Write out, word for word, the first line of the data below and every line after it through the one containing "1.866,1.948,2.000];".
+ + + +
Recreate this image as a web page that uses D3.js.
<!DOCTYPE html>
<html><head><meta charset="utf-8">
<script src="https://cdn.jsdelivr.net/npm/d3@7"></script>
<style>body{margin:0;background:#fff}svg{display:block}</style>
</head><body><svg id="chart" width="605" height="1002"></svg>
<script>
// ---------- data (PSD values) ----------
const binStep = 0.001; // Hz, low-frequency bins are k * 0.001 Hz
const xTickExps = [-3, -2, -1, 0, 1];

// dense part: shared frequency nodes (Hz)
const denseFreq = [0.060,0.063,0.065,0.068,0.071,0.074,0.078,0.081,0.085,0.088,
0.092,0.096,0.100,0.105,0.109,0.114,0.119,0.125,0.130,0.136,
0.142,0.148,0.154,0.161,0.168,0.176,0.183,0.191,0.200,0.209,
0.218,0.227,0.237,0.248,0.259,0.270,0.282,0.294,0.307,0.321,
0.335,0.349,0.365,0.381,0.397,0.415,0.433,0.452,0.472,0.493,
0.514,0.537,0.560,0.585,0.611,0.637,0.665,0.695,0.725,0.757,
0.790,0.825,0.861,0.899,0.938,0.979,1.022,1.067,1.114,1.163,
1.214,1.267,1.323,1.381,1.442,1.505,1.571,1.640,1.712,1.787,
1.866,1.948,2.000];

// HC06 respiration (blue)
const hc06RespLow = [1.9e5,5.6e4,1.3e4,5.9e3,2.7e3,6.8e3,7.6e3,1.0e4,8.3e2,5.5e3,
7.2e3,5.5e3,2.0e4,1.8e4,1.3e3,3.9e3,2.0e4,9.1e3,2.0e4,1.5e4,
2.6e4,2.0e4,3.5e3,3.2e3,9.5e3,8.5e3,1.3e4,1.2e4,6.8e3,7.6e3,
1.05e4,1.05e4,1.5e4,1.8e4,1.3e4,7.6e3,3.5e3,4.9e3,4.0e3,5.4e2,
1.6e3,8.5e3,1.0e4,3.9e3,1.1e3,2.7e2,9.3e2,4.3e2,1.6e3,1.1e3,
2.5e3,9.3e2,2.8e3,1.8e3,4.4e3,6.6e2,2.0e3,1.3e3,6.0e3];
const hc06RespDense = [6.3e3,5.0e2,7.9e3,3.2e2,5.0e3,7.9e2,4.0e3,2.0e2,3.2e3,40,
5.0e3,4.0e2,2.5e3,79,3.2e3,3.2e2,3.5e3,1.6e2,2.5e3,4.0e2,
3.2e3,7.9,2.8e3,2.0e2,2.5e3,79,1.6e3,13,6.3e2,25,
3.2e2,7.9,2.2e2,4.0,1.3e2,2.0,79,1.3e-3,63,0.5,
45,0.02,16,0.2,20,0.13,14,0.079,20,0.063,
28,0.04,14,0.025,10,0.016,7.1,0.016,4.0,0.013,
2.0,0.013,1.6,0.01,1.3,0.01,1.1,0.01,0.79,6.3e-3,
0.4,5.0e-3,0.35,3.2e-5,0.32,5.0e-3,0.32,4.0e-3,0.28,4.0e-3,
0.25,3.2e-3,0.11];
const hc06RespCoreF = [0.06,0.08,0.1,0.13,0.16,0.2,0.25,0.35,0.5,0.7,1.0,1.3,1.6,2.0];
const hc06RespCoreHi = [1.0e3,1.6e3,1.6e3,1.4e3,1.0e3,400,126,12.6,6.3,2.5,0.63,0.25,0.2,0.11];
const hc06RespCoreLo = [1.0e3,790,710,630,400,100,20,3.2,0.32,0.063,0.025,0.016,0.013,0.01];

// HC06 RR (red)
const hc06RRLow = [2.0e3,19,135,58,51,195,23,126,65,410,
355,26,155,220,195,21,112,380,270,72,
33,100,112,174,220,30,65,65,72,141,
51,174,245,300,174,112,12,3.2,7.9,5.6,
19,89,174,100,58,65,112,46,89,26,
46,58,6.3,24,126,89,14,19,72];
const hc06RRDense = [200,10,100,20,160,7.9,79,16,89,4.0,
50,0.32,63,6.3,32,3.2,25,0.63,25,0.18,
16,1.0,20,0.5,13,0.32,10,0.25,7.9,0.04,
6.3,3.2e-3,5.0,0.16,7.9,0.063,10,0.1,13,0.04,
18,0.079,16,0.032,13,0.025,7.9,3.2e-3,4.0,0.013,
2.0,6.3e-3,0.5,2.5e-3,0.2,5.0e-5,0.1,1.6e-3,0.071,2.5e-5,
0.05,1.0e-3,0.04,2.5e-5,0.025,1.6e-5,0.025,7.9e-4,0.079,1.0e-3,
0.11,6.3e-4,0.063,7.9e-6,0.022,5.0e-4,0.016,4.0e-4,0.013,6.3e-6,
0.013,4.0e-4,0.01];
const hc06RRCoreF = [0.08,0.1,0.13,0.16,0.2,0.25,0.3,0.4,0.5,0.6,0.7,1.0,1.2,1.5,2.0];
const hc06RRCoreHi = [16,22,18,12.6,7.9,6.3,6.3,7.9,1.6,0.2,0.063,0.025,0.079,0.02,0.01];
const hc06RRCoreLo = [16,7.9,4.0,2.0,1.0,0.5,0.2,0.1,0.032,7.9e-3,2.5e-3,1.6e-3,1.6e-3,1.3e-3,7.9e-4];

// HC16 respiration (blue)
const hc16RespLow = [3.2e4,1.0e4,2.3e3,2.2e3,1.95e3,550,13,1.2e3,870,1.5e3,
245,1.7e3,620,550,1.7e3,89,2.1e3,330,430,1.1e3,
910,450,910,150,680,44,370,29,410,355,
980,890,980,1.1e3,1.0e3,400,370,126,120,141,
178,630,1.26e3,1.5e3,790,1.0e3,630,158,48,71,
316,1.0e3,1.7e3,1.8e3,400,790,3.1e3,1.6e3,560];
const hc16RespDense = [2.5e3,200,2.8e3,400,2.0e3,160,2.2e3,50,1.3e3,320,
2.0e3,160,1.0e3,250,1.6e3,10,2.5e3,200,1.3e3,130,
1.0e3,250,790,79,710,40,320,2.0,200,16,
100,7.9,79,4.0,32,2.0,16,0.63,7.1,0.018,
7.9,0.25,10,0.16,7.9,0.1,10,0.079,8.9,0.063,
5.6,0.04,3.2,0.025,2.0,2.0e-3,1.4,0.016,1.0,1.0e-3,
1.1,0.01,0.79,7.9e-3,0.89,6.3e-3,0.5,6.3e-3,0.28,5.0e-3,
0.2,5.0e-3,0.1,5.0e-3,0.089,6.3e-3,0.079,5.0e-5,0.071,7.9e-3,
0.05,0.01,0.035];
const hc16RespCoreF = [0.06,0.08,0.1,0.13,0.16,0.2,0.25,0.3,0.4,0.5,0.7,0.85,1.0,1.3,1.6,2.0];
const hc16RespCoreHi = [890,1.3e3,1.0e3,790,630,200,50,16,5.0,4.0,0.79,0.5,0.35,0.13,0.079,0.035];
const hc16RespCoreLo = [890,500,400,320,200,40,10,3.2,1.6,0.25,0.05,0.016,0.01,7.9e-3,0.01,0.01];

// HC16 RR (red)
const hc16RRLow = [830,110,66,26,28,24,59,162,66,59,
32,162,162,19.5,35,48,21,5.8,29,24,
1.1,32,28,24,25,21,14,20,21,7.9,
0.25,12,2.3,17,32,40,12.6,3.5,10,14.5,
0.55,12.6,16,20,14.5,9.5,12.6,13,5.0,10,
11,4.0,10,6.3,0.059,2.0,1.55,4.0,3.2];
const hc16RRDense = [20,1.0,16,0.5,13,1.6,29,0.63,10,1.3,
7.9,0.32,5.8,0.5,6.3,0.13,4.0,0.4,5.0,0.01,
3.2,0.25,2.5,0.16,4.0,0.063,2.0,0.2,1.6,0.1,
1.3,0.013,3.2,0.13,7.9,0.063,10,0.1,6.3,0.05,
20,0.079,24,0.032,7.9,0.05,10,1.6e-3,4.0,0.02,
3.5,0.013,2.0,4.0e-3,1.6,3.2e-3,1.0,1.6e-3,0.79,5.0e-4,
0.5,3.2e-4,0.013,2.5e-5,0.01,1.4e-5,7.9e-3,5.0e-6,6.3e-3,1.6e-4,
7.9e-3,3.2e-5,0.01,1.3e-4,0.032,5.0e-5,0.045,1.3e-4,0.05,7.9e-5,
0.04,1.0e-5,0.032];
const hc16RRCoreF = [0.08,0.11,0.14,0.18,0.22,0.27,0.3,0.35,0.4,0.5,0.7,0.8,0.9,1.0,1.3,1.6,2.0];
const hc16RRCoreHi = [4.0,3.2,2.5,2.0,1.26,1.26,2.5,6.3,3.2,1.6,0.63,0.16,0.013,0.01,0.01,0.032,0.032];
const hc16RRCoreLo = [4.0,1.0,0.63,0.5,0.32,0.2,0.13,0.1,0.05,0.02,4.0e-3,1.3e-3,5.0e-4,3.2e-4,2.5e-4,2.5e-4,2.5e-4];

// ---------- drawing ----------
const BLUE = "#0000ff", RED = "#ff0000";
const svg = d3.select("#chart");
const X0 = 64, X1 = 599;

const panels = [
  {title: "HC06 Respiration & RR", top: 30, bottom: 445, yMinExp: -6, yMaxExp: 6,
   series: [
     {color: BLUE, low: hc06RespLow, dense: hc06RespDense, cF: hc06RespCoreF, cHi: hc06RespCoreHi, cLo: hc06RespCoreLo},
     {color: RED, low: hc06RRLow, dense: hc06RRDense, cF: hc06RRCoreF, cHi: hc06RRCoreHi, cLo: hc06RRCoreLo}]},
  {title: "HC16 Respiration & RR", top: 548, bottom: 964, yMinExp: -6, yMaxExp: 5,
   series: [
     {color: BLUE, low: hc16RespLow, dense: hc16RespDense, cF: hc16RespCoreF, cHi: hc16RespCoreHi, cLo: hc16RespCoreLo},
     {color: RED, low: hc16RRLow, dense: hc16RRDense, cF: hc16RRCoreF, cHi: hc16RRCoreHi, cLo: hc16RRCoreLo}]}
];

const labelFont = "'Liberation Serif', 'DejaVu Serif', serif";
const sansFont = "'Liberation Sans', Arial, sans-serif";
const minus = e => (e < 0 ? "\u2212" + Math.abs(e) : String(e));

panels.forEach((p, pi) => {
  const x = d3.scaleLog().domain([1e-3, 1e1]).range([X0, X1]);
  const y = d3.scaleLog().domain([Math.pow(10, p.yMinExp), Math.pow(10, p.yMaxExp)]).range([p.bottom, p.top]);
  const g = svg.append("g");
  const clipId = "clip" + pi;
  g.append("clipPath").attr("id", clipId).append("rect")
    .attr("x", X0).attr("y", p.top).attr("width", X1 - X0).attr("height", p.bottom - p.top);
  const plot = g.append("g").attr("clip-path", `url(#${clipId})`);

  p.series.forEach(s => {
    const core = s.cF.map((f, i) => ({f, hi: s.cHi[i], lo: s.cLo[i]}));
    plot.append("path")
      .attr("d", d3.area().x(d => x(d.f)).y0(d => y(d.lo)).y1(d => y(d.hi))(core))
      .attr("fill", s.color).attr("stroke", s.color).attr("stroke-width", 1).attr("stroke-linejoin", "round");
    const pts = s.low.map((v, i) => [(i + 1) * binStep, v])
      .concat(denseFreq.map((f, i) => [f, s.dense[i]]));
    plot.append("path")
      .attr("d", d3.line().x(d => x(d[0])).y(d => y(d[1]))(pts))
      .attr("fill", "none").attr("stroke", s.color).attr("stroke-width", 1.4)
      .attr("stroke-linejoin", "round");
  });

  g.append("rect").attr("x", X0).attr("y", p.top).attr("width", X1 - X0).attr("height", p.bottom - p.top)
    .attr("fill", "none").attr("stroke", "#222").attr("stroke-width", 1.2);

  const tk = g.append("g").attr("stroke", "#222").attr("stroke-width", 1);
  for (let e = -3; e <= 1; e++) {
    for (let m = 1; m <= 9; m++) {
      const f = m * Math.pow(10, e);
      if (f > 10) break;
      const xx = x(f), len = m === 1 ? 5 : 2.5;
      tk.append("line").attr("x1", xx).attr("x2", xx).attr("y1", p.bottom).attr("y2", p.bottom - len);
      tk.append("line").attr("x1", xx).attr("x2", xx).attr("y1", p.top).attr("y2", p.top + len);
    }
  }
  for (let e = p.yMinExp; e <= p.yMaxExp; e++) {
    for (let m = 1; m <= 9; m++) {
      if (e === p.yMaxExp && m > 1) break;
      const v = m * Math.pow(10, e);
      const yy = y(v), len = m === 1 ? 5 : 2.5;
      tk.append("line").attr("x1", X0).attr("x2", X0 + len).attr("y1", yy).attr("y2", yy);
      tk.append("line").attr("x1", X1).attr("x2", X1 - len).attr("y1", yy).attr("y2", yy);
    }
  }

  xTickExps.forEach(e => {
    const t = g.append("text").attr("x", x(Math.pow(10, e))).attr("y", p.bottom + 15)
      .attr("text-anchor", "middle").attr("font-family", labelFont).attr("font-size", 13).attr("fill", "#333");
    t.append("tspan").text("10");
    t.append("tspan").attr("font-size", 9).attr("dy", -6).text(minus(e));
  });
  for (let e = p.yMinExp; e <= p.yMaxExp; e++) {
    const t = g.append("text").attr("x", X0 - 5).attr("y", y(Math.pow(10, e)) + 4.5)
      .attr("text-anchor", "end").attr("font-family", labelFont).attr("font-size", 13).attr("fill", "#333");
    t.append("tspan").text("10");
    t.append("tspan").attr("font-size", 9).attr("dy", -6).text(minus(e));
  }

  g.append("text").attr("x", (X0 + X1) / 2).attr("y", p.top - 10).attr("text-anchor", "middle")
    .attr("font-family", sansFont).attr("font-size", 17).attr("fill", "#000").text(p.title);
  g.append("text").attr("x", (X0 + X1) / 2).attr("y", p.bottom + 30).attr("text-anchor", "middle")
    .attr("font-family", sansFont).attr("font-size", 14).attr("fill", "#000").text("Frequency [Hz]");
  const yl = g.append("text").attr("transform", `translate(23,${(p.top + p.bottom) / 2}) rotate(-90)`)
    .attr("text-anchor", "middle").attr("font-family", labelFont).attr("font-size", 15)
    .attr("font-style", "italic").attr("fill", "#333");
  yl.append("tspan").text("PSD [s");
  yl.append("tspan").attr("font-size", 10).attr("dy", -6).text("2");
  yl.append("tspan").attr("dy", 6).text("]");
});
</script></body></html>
+ + + +
▸ **FINAL RESULT**:
Recreate this image as a web page that uses D3.js.
<!DOCTYPE html>
<html><head><meta charset="utf-8">
<script src="https://cdn.jsdelivr.net/npm/d3@7"></script>
<style>body{margin:0;background:#fff}svg{display:block}</style>
</head><body><svg id="chart" width="605" height="1002"></svg>
<script>
// ---------- data (PSD values) ----------
const binStep = 0.001; // Hz, low-frequency bins are k * 0.001 Hz
const xTickExps = [-3, -2, -1, 0, 1];

// dense part: shared frequency nodes (Hz)
const denseFreq = [0.060,0.063,0.065,0.068,0.071,0.074,0.078,0.081,0.085,0.088,
0.092,0.096,0.100,0.105,0.109,0.114,0.119,0.125,0.130,0.136,
0.142,0.148,0.154,0.161,0.168,0.176,0.183,0.191,0.200,0.209,
0.218,0.227,0.237,0.248,0.259,0.270,0.282,0.294,0.307,0.321,
0.335,0.349,0.365,0.381,0.397,0.415,0.433,0.452,0.472,0.493,
0.514,0.537,0.560,0.585,0.611,0.637,0.665,0.695,0.725,0.757,
0.790,0.825,0.861,0.899,0.938,0.979,1.022,1.067,1.114,1.163,
1.214,1.267,1.323,1.381,1.442,1.505,1.571,1.640,1.712,1.787,
1.866,1.948,2.000];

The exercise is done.